Art was an integrated part of her school district’s curriculum, and so it played a prominent — and valuable — role in her classrooms.
“It’s not a difficult task as a classroom teacher to find realistic ways to build up a child’s self esteem,” said Clarke of Tempe. “I would frame my students’ art and put it around the classroom, and make sure students were part of school-wide efforts to promote art.
“There were students who didn’t excel in all the academic areas but they could excel in being creative and proud and being recognized because of their expressions of art.”
Clarke chose to teach primarily in public schools that had large percentages of students in the free and reduced-price lunch program. She suspects that, over the decades, she had more than a few foster children in her classrooms.
“They were very open to understanding they were worthy little people, and they deserved to have special things in their lives,” she said.
When Clarke retired in 2016, she combined her commitment to children in need with her love of painting with watercolors, a hobby she had taken up a few years before. A prolific artist who has created 100 pieces, Clarke joked that her family and friends advised her they’d received enough of her work to fill their walls.

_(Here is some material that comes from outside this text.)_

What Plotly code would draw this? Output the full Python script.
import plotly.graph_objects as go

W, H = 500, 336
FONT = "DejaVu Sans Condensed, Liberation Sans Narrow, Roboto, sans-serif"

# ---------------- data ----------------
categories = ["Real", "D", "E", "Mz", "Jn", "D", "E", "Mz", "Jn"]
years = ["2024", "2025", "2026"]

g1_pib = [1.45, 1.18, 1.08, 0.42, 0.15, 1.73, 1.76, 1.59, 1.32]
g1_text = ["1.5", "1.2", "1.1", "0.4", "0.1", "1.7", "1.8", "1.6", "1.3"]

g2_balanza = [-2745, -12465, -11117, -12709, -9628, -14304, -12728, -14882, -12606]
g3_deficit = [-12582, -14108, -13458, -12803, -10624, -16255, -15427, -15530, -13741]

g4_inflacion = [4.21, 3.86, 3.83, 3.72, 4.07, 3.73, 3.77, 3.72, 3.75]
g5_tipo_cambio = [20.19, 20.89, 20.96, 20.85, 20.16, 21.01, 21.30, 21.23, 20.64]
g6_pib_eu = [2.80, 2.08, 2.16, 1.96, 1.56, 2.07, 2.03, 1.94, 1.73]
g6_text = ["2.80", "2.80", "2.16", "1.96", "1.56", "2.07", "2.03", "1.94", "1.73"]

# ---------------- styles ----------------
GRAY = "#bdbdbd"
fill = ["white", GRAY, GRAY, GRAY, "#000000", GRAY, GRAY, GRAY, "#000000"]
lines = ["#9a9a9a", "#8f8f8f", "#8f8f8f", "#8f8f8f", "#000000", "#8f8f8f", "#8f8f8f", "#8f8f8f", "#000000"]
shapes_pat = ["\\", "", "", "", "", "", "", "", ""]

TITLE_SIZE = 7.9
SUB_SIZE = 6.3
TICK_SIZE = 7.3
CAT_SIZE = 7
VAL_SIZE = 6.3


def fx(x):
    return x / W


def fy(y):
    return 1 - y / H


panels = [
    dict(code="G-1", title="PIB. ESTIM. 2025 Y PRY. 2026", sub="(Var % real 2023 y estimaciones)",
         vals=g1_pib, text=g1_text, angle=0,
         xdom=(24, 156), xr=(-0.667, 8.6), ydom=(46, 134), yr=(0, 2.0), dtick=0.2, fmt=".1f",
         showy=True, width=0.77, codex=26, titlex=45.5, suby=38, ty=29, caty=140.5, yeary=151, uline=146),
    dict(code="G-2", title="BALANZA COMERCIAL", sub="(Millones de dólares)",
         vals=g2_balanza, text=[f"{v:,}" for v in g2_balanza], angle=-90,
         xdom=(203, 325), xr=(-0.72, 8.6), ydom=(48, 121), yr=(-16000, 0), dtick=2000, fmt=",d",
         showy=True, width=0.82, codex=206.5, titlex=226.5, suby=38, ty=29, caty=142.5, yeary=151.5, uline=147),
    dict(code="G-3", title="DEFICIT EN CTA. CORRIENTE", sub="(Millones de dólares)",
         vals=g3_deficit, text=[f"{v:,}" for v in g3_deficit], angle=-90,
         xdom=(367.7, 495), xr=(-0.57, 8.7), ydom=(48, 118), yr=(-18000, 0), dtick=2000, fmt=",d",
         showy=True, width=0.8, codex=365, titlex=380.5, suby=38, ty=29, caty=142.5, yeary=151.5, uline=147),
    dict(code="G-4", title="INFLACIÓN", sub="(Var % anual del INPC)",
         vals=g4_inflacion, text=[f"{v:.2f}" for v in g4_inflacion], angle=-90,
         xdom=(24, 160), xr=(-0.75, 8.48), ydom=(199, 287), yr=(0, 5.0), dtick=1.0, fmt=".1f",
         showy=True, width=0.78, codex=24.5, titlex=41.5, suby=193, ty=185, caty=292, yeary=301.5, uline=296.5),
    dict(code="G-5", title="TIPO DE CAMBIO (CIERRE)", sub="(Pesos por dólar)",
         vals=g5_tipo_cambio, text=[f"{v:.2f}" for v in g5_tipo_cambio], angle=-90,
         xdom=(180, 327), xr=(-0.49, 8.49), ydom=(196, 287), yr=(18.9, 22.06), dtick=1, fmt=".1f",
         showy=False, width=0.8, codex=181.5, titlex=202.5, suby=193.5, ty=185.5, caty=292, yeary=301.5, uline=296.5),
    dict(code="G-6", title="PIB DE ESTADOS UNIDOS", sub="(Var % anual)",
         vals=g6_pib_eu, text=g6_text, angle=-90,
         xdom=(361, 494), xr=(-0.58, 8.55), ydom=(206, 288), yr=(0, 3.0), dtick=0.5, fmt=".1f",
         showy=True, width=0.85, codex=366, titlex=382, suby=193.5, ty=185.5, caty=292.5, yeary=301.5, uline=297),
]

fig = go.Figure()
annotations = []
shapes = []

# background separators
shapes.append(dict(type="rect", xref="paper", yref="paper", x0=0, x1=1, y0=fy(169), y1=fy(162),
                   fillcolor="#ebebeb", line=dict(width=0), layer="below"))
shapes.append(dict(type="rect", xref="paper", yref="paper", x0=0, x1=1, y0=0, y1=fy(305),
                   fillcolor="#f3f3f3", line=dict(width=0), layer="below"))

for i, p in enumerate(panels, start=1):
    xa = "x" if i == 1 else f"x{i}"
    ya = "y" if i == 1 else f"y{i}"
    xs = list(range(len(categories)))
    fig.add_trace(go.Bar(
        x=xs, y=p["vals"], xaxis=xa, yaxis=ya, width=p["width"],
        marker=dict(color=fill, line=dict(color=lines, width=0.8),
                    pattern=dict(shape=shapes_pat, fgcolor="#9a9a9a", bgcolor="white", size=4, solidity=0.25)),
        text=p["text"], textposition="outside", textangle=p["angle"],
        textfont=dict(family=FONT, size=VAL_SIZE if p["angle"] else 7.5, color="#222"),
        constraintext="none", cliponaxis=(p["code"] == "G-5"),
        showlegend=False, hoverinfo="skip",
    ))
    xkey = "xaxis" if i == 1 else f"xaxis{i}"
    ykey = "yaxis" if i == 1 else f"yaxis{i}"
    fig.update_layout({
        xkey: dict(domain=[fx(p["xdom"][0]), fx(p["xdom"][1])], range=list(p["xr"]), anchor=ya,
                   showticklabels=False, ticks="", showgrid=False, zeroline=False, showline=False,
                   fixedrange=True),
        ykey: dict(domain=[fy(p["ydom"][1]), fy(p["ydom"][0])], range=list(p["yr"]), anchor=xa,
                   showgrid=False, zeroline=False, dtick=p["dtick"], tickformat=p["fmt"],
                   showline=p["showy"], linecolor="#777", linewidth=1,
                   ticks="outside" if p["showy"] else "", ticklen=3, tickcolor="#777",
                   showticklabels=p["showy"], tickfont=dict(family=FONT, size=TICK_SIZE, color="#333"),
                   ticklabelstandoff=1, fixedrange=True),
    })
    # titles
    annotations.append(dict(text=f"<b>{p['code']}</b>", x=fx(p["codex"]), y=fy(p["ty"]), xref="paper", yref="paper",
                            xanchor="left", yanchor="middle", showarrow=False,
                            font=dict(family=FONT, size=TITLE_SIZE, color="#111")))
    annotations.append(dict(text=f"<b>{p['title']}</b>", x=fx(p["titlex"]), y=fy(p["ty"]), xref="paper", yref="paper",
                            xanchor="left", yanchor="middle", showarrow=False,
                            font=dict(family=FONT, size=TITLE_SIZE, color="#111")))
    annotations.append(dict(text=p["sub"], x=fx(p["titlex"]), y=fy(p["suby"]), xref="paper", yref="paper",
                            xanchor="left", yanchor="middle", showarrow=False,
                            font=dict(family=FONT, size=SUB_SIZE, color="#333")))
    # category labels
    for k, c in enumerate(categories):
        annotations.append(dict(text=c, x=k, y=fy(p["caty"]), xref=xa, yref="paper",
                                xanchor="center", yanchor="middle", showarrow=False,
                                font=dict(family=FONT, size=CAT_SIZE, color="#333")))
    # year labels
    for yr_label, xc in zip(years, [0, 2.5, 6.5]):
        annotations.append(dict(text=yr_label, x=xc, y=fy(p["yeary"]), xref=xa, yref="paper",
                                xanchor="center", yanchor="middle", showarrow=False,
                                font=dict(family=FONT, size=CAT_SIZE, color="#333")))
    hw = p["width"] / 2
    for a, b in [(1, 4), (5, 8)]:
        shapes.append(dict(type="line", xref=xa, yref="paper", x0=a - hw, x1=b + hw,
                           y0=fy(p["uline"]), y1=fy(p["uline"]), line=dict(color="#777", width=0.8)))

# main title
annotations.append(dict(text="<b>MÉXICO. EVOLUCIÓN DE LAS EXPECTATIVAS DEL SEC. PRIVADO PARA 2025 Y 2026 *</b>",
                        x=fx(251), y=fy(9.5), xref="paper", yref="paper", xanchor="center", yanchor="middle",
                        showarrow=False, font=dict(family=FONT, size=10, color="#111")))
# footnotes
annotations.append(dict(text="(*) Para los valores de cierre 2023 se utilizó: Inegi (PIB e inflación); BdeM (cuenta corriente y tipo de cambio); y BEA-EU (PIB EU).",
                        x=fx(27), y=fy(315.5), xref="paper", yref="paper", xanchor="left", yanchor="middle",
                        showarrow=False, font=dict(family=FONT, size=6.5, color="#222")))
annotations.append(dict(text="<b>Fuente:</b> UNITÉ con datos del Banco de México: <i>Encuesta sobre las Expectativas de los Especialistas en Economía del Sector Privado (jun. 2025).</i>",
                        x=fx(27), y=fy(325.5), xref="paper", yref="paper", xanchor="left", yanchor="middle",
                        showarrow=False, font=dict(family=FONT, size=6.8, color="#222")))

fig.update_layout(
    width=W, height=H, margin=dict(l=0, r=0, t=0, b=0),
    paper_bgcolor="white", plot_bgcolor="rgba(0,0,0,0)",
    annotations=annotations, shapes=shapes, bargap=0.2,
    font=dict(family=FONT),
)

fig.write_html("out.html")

Last year, she connected with the Arizona Friends of Foster Children Foundation, and decided to contribute several paintings to the organization’s annual fundraiser. That led to a partnership, in which a variety of Clarke’s framed originals are available for purchase online, with 75 percent of each sale going to AFFCF’s Keys to Success program. Visit affcf.org/ artwork to see the paintings.
According to the foundation, approximately 900 youth leave Arizona’s foster-care system every year without the family support and opportunities needed for success. As a result, they are more likely than their peers to drop out of school, become parents before they are ready, experience homelessness or end up in jail.
The goal of Keys to Success is to provide career-development services for youth aging out of foster care so they may discover their potential and a pathway to living-wage jobs. The youth receive help identifying short-term and long-term career goals, preparing for and securing employment, completing education or training that aligns with their plans, developing personal and independent living skills, and connecting to other organizations that provide additional resources.
Qualifying youth must be ages 16 to 21, be in foster care or have been in foster care at age 18, and reside in Maricopa or western Yavapai counties.
So far, 27 of Clarke’s original paintings have been sold to benefit AFFCF, and 36 others — from aspens and Canadian geese to succulents and tabbies — currently are displayed on its Art for a Cause! website.
Kim Searles, AFFCF’s outreach coordinator, said the nonprofit could not be more grateful for Clarke’s talented artistic interpretation and benevolence.
“What Ann’s doing is helping support a program that costs about $1,000 every six months per youth enrolled in Keys to Success,” Searles said. “She could sell her paintings and pocket all the money, but she has been so generous.”